Thanks for the informative post, I was considering getting a flask or two in the near future. You've been repped.


----------



## iljjlm (Mar 5, 2006)

Thanks, I enjoy reading the DIY/ How-to post so I figured I would do the same for others. 

Harry, have you tried flasking on your own? I know you can get seeds pretty cheap.

Dave


----------



## harrywitmore (Feb 9, 2004)

Dave, I have not. I may at some point but I have not got anything set up to do something like that. Do you flask your own?


----------



## bruce (Feb 23, 2007)

Seedling mix is available for newly deflasked orchids. You may find sphagnum moss stays alittle too wet for proper orchid root development, especially Laelia's.


----------



## iljjlm (Mar 5, 2006)

Harry, I have not flasked my own yet. I figured I would try this first and see how it goes. I think buying some seeds and flasking them will be the next step. And after that trying to get the orchids to seed. Here is a place that sells orchid seeds The Orchid Seedbank Project

Bruce, Troy (from his website) recommend using the sphagnum. It is supposed to be damp but not soaking. Do you have a formula that you use or link to were you get your media from? Also have you tried this? Any futher info to get my plants to grow would be great.

Dave


----------



## Manuran (Aug 28, 2007)

Hi Dave,
Nice tutorial. Bruce makes a good point. Even if you stay with sphagnum, just be careful of your watering. Seedling mix is usually some combination of fine seedling bark, perlite, and in some cases peatmoss. I've seen great results with just fine bark. Remember though, if you do use bark, you have to fertilize as the plants will need the nitrogen.

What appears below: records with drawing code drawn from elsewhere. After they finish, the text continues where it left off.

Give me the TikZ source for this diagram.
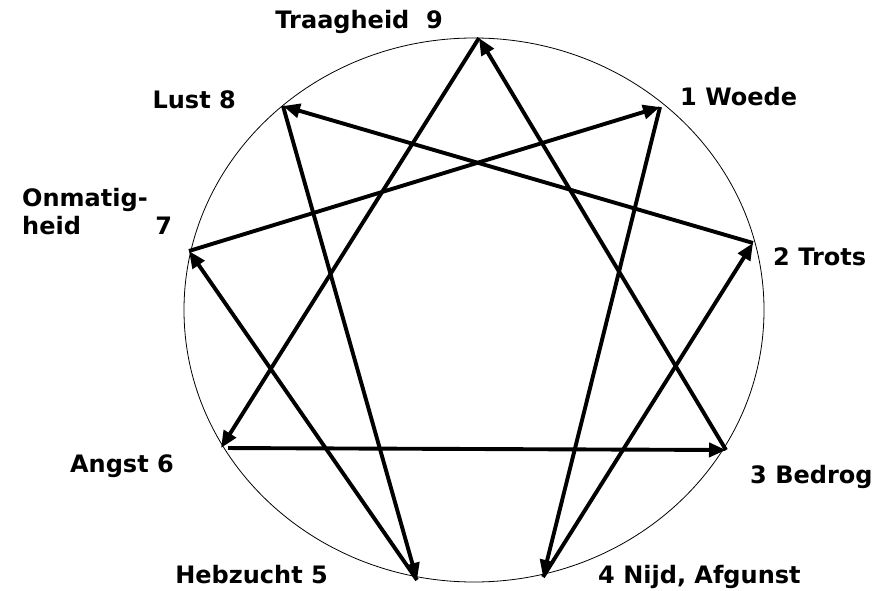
\documentclass[tikz,border=0pt]{standalone}
\usepackage{fontspec}
\setmainfont{DejaVu Sans}
\usetikzlibrary{arrows.meta,positioning,calc}

\begin{document}
\begin{tikzpicture}[
  x=1pt, y=1pt,
  lbl/.style={inner sep=0pt, font=\fontsize{24}{28}\selectfont\bfseries},
  rim/.style={draw, line width=0.8pt},
  arr/.style={-{Triangle[length=17pt, width=14pt]}, line width=3.9pt}
]
\useasboundingbox (0,0) rectangle (880,590);
% the rim and its nine points
\draw[rim] (474,280) ellipse [x radius=290, y radius=272];
\coordinate (p9) at (479,552);
\coordinate (p1) at (660,483);
\coordinate (p2) at (753,347);
\coordinate (p3) at (726,140);
\coordinate (p4) at (543,13);
\coordinate (p5) at (417,10);
\coordinate (p6) at (221,142);
\coordinate (p7) at (189,339);
\coordinate (p8) at (283,484);

\node[lbl, anchor=east] (l9) at (443,568) {Traagheid\ \ 9};
\node[lbl, anchor=west] (l1) at (680,493) {1 Woede};
\node[lbl, anchor=west] (l2) at (773,333) {2 Trots};
\node[lbl, anchor=west] (l3) at (750,113) {3 Bedrog};
\node[lbl, anchor=base west] (l4) at (598,6.5) {4 Nijd, Afgunst};
\node[lbl, anchor=base east] (l5) at (328,6.5) {Hebzucht 5};
\node[lbl, anchor=east] (l6) at (174,124) {Angst 6};
\node[lbl, anchor=north west, align=left] (l7) at (22,402) {Onmatig-\\heid\hspace{3.1em}7};
\node[lbl, anchor=east] (l8) at (236,490) {Lust 8};

% hexad
\draw[arr] (p1) -- (p4);
\draw[arr] (p4) -- (p2);
\draw[arr] (p2) -- (p8);
\draw[arr] (p8) -- (p5);
\draw[arr] (p5) -- (p7);
\draw[arr] (p7) -- (p1);
% triangle
\draw[arr] (p9) -- (p6);
\draw[arr, shorten <=7pt] (p6) -- (p3);
\draw[arr] (p3) -- (p9);
\end{tikzpicture}
\end{document}
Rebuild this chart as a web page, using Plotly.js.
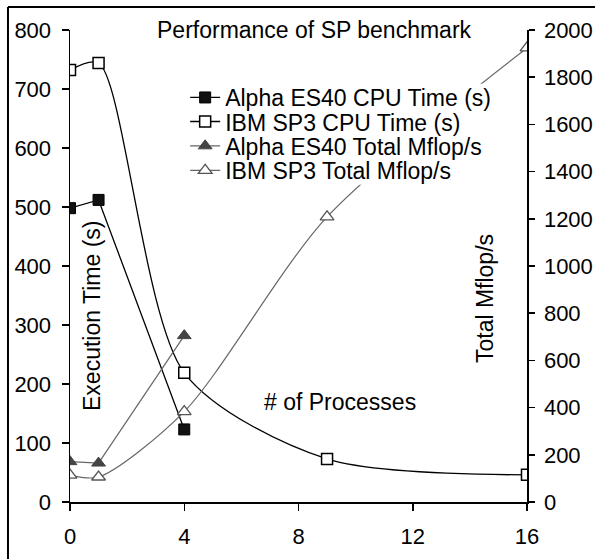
<!DOCTYPE html>
<html>
<head>
<meta charset="utf-8">
<script src="https://cdn.plot.ly/plotly-3.0.1.min.js"></script>
<style>html,body{margin:0;padding:0;background:#fff;}#chart{width:595px;height:559px;}</style>
</head>
<body>
<div id="chart"></div>
<script>
// ---- data ----
const alphaProcs = [0, 1, 4];
const ibmProcs = [0, 1, 4, 9, 16];
const alphaCpuTime = [498, 512, 123];
const ibmCpuTime = [732, 744, 219, 73, 46];
const alphaMflops = [171, 165, 705];
const ibmMflops = [114, 106, 383, 1208, 1924];
const seriesNames = ["Alpha ES40 CPU Time (s)", "IBM SP3 CPU Time (s)", "Alpha ES40 Total Mflop/s", "IBM SP3 Total Mflop/s"];
const chartTitle = "Performance of SP benchmark";
const xTitle = "# of Processes";
const yTitle = "Execution Time (s)";
const y2Title = "Total Mflop/s";

const FONT = "Liberation Sans, Arial, sans-serif";
const fs = 22;
const fsText = 23;

const traces = [
  {x: alphaProcs, y: alphaCpuTime, name: seriesNames[0], mode: "lines+markers", yaxis: "y", legend: "legend",
   line: {color: "#000", width: 1.3, shape: "linear"},
   marker: {symbol: "square", size: 11, color: "#111", line: {color: "#000", width: 1}}},
  {x: ibmProcs, y: ibmCpuTime, name: seriesNames[1], mode: "lines+markers", yaxis: "y", legend: "legend2",
   line: {color: "#000", width: 1.3, shape: "spline", smoothing: 0.8},
   marker: {symbol: "square", size: 11, color: "#fff", line: {color: "#000", width: 1.5}}},
  {x: alphaProcs, y: alphaMflops, name: seriesNames[2], mode: "lines+markers", yaxis: "y2", legend: "legend3",
   line: {color: "#666", width: 1.2, shape: "linear"},
   marker: {symbol: "triangle-up", size: 12, color: "#444", line: {color: "#444", width: 1}}},
  {x: ibmProcs, y: ibmMflops, name: seriesNames[3], mode: "lines+markers", yaxis: "y2", legend: "legend4",
   line: {color: "#666", width: 1.2, shape: "spline", smoothing: 0.8},
   marker: {symbol: "triangle-up", size: 12, color: "#fff", line: {color: "#555", width: 1.3}}}
];

function leg(y) {
  return {x: 0.252, xanchor: "left", y: y, yanchor: "middle", bgcolor: "rgba(0,0,0,0)", borderwidth: 0,
          font: {family: FONT, size: fsText, color: "#000"}, itemwidth: 30, tracegroupgap: 0};
}

const layout = {
  width: 595, height: 559,
  margin: {l: 70, r: 68, t: 30, b: 57, pad: 0},
  paper_bgcolor: "#fff", plot_bgcolor: "rgba(0,0,0,0)",
  font: {family: FONT, size: fs, color: "#000"},
  title: {text: chartTitle, x: 0.534, xref: "paper", xanchor: "center", y: 1.0, yref: "paper", yanchor: "middle",
          font: {family: FONT, size: fsText, color: "#000"}},
  showlegend: true,
  legend: leg(0.857),
  legend2: leg(0.806),
  legend3: leg(0.7545),
  legend4: leg(0.7025),
  xaxis: {range: [0, 16], dtick: 4, tick0: 0, showgrid: false, zeroline: false, showline: true, linecolor: "#000", linewidth: 1.5,
          ticks: "outside", ticklen: 7, tickwidth: 1.5, tickcolor: "#000", ticklabelstandoff: 7,
          tickfont: {family: FONT, size: fs, color: "#000"}},
  yaxis: {range: [0, 800], dtick: 100, tick0: 0, showgrid: false, zeroline: false, showline: true, linecolor: "#000", linewidth: 1.5,
          ticks: "outside", ticklen: 7, tickwidth: 1.5, tickcolor: "#000", ticklabelstandoff: 6,
          tickfont: {family: FONT, size: fs, color: "#000"}},
  yaxis2: {range: [0, 2000], dtick: 200, tick0: 0, overlaying: "y", side: "right", anchor: "x",
          showgrid: false, zeroline: false, showline: true, linecolor: "#000", linewidth: 1.5,
          ticks: "outside", ticklen: 6, tickwidth: 1.5, tickcolor: "#000", ticklabelstandoff: 5,
          tickfont: {family: FONT, size: fs, color: "#000"}},
  yaxis3: {range: [0, 2000], dtick: 200, tick0: 0, overlaying: "y", side: "right", anchor: "x",
          showgrid: false, zeroline: false, showline: false, showticklabels: false,
          ticks: "inside", ticklen: 6, tickwidth: 1.5, tickcolor: "#000"},
  annotations: [
    {text: yTitle, xref: "paper", yref: "paper", x: 0.048, y: 0.394, textangle: -90, showarrow: false,
     xanchor: "center", yanchor: "middle", font: {family: FONT, size: fsText, color: "#000"}},
    {text: y2Title, xref: "paper", yref: "paper", x: 0.908, y: 0.432, textangle: -90, showarrow: false,
     xanchor: "center", yanchor: "middle", font: {family: FONT, size: fsText, color: "#000"}},
    {text: xTitle, xref: "paper", yref: "paper", x: 0.591, y: 0.212, showarrow: false,
     xanchor: "center", yanchor: "middle", font: {family: FONT, size: fsText, color: "#000"}}
  ],
  shapes: [
    // white legend background (covers data lines behind the legend)
    {type: "rect", xref: "paper", yref: "paper", x0: 0.247, x1: 0.919, y0: 0.672, y1: 0.886, layer: "above",
     fillcolor: "#fff", line: {width: 0}},
    // outer frame (left and top edges visible)
    {type: "line", xref: "paper", yref: "paper", x0: -0.1357, x1: -0.1357, y0: -0.2, y1: 1.0487, line: {color: "#000", width: 2}},
    {type: "line", xref: "paper", yref: "paper", x0: -0.1357, x1: 1.3, y0: 1.0487, y1: 1.0487, line: {color: "#000", width: 2}}
  ]
};

Plotly.newPlot("chart", traces, layout, {displayModeBar: false, staticPlot: true});
</script>
</body>
</html>
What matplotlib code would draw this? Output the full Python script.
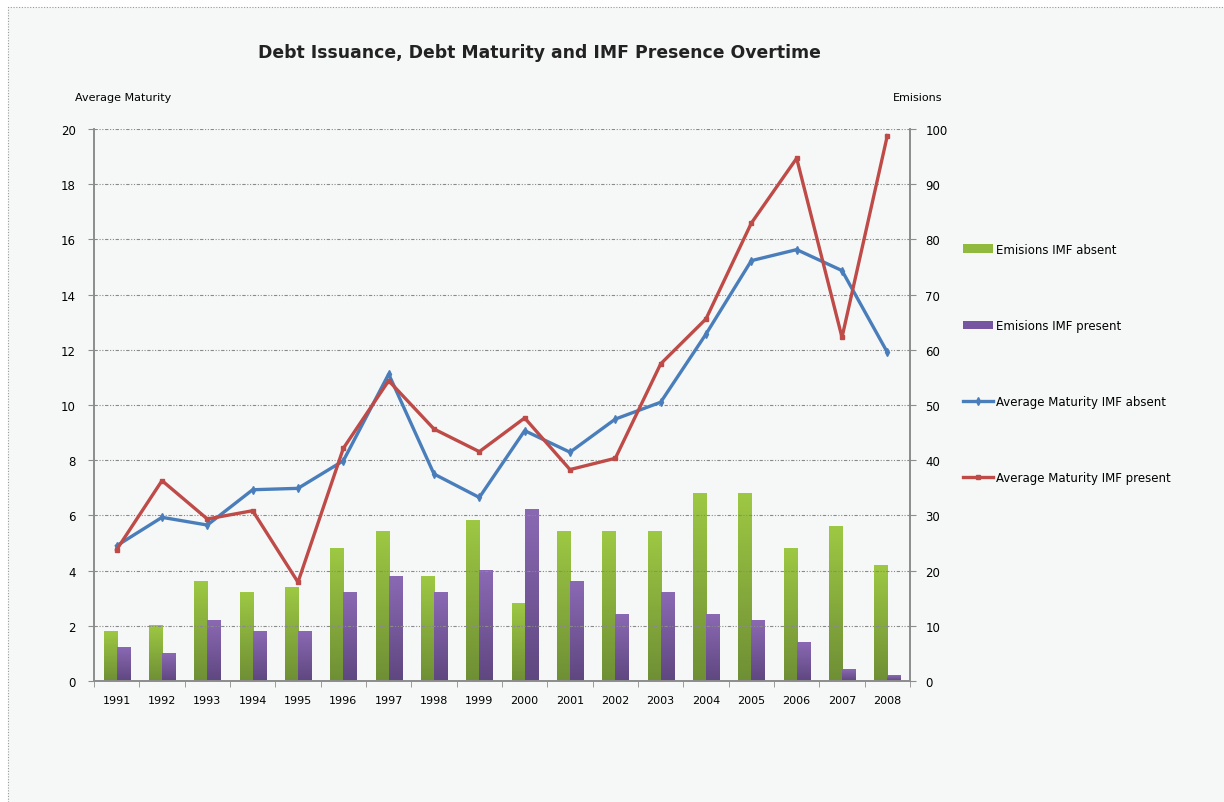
import numpy as np
import matplotlib.pyplot as plt
from matplotlib.patches import Rectangle, Patch
from matplotlib.lines import Line2D
from matplotlib.colors import LinearSegmentedColormap

# ------------------------------
# Data
# ------------------------------
years = [str(y) for y in range(1991, 2009)]
emis_absent = [9, 10, 18, 16, 17, 24, 27, 19, 29, 14, 27, 27, 27, 34, 34, 24, 28, 21]
emis_present = [6, 5, 11, 9, 9, 16, 19, 16, 20, 31, 18, 12, 16, 12, 11, 7, 2, 1]
mat_absent = [4.9, 5.93, 5.65, 6.93, 6.98, 7.98, 11.12, 7.5, 6.65, 9.07, 8.29, 9.49,
              10.1, 12.57, 15.23, 15.63, 14.87, 11.91]
mat_present = [4.76, 7.26, 5.87, 6.17, 3.58, 8.43, 10.88, 9.13, 8.31, 9.53, 7.66, 8.07,
               11.49, 13.12, 16.59, 18.94, 12.45, 19.76]

GREEN_TOP, GREEN_BOT = "#9dc843", "#6f8f35"
PURPLE_TOP, PURPLE_BOT = "#8a69b3", "#5f4780"
BLUE = "#4a7ebb"
RED = "#be4b48"
GRAY = "#8c8c8c"

plt.rcParams["font.family"] = ["DejaVu Sans"]

fig = plt.figure(figsize=(12.24, 8.03), dpi=100)
fig.patch.set_facecolor("white")
# chart area background; dotted border only on the left and top
bx, by = 8 / 1224, 1 - 8 / 803
fig.patches.append(Rectangle((bx, -0.02), 1.1, by + 0.02, transform=fig.transFigure,
                             facecolor="#f6f8f8", edgecolor="none", zorder=-10))
fig.lines.append(Line2D([bx, bx, 1], [0, by, by], transform=fig.transFigure,
                        color="#9a9a9a", linestyle=(0, (1, 1.5)), lw=0.8))

ax = fig.add_axes([94 / 1224, 1 - 682 / 803, (910 - 94) / 1224, (682 - 130) / 803])
ax.set_facecolor("none")
ax2 = ax.twinx()

x = np.arange(len(years))
w = 0.29


def grad_bar(axis, xc, h, width, ctop, cbot):
    grad = np.linspace(0, 1, 64).reshape(-1, 1)
    cmap = LinearSegmentedColormap.from_list("g", [cbot, ctop])
    axis.imshow(grad, cmap=cmap, origin="lower", aspect="auto",
                extent=[xc - width / 2, xc + width / 2, 0, h], zorder=2)


for i in range(len(years)):
    grad_bar(ax2, x[i] - w / 2, emis_absent[i], w, GREEN_TOP, GREEN_BOT)
    grad_bar(ax2, x[i] + w / 2, emis_present[i], w, PURPLE_TOP, PURPLE_BOT)

ax2.set_xlim(-0.5, len(years) - 0.5)
ax2.set_ylim(0, 100)
ax2.set_yticks(range(0, 101, 10))

# lines on left axis, drawn above bars
ax.set_zorder(ax2.get_zorder() + 1)
ax.plot(x, mat_absent, color=BLUE, lw=2.4, marker="d", ms=4, zorder=5)
ax.plot(x, mat_present, color=RED, lw=2.4, marker="s", ms=3.5, zorder=6)
ax.set_xlim(-0.5, len(years) - 0.5)
ax.set_ylim(0, 20)
ax.set_yticks(range(0, 21, 2))
ax.yaxis.grid(True, color="#8a8a8a", linestyle=(0, (3, 1.5, 1, 1.5, 1, 1.5)), lw=0.8)
ax.set_axisbelow(True)

ax.set_xticks(x)
ax.set_xticklabels(years)
ax.set_xticks(np.arange(-0.5, len(years), 1), minor=True)
ax.tick_params(axis="x", which="major", length=0, labelsize=8, pad=10)
ax.tick_params(axis="x", which="minor", length=4, color=GRAY, direction="out")
ax.tick_params(axis="y", length=4, color=GRAY, labelsize=8.5, pad=9)
ax2.tick_params(axis="y", length=4, color=GRAY, labelsize=8.5, pad=7)

for a in (ax, ax2):
    for s in a.spines.values():
        s.set_color(GRAY)
        s.set_linewidth(1.2)
    a.spines["top"].set_visible(False)

fig.text(539 / 1224, 1 - 53 / 803, "Debt Issuance, Debt Maturity and IMF Presence Overtime",
         ha="center", va="center", fontsize=12.4, fontweight="bold", color="#222222")
fig.text(75 / 1224, 1 - 98 / 803, "Average Maturity", ha="left", va="center", fontsize=8)
fig.text(893 / 1224, 1 - 98 / 803, "Emisions", ha="left", va="center", fontsize=8)

handles = [Patch(facecolor="#8fba3e", edgecolor="none"),
           Patch(facecolor="#7656a0", edgecolor="none"),
           Line2D([], [], color=BLUE, lw=2.4, marker="d", ms=4),
           Line2D([], [], color=RED, lw=2.4, marker="s", ms=3.5)]
labels = ["Emisions IMF absent", "Emisions IMF present",
          "Average Maturity IMF absent", "Average Maturity IMF present"]
fig.legend(handles, labels, loc="upper left", bbox_to_anchor=(958 / 1224, 1 - 239 / 803),
           frameon=False, fontsize=8.5, labelspacing=5.35, handlelength=2.6,
           handletextpad=0.2, borderaxespad=0)

fig.savefig("out.png", dpi=100, facecolor=fig.get_facecolor())
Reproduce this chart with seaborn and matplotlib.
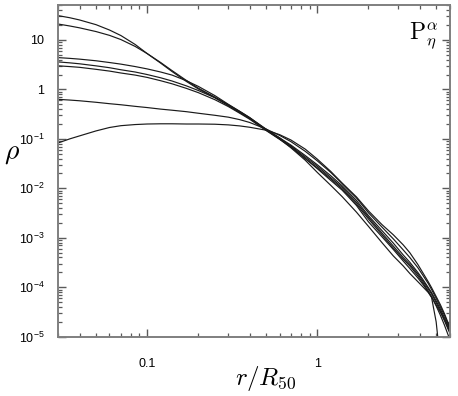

I used to flask orchids. It can be fun, but it's a lot of work too. Setting the seeds is easy, getting around to re-plating not so much. lol If you have orchids that are in flower you should try pollinating them, it is fairly easy to do. Also, for a beginner taking the seed straight from the pod is easier imo.


----------



## iljjlm (Mar 5, 2006)

Thanks Manuran, I have some Phalaenopsis in bloom right so I think I'll try to see if I can get them to seed. 

Dave


----------